I’ve received several emails over the past month asking the same question,
“How do you make yourself like running… What is your secret?”
In grade school and high school, running used to be about competing against whoever my opponent was on the track & cross country team. As I transitioned into college, I competed against the stigma that all college students gain the dreaded “freshman fifteen”. Now, it isn’t about any of that. I run to compete against the daily frustrations and stresses that sometimes get the best of me. I run to compete and flush out any negative feelings that cloud my mind. I run to feel good and at peace with myself. My competition is the negativity that I sometimes feel, and I am determined to overcome the bad feelings.

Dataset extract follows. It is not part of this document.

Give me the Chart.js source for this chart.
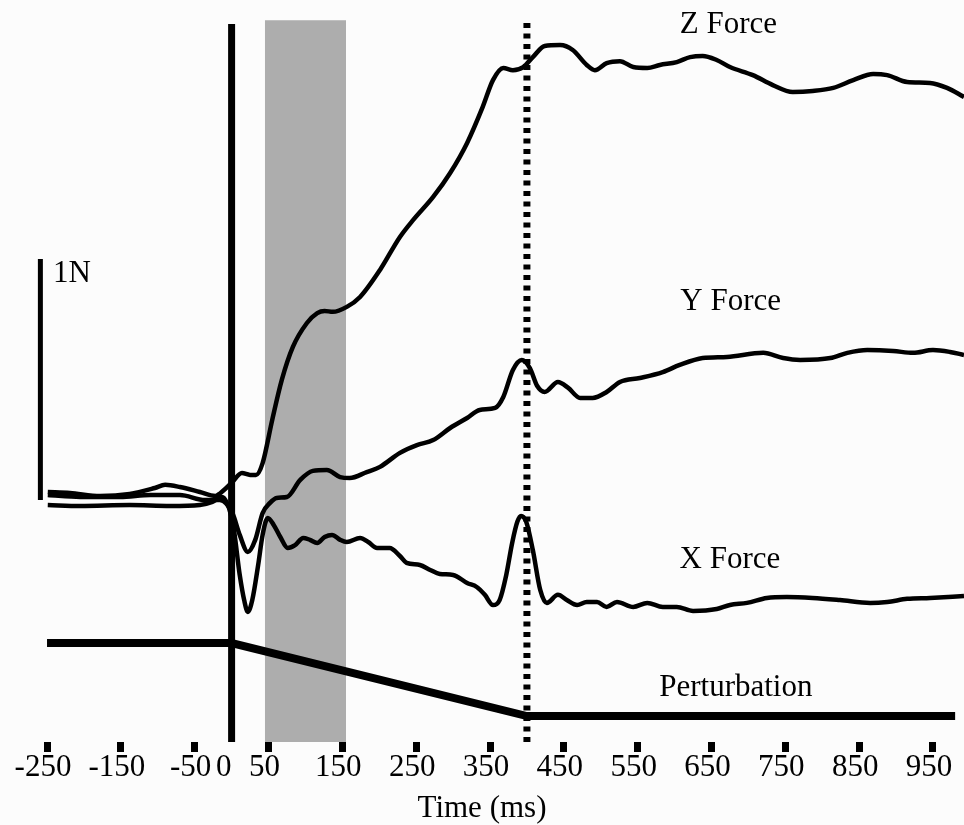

Something I have always struggled with is letting go of the little things – whether it is a disagreement with a friend, something said that hurt my feelings, or just an overall bad day. It is sometimes hard for me to not let those little stressors affect my day, my mood, and how I treat others. I have had to work at this and continue to each day. How have I learned to manage any negative emotions I might feel? I take that anger and tell myself I’m going to turn it into something productive. I get my butt to the gym and start running on the treadmill. Then I replay in my head what is bothering me. I go through each frustration, one by one, and I ask myself, “is this worth ruining a day over? Is it worth risking taking your anger out on the people you love?”. The answer is always no! I don’t always set a certain time or mileage to complete before I stop running. There are days where I decide to only stop after acknowledging the petty things that bother me and then letting them go. It is the best free therapy 😜
You see, there really isn’t a secret. I do it because it genuinely makes me happy and at peace with myself. My advice is to find a positive outlet that helps you deal with everyday frustrations. It doesn’t have to be running! It could be going on a long walk and talking to a friend, reading a book, going to yoga class, or something else! Just keep in mind that it isn’t worth holding on to the insignificant things that bother us. Let’s not be prisoners within our own minds. It’s just not worth it. With the new year coming up, I felt this was definitely something to touch base on with all of you.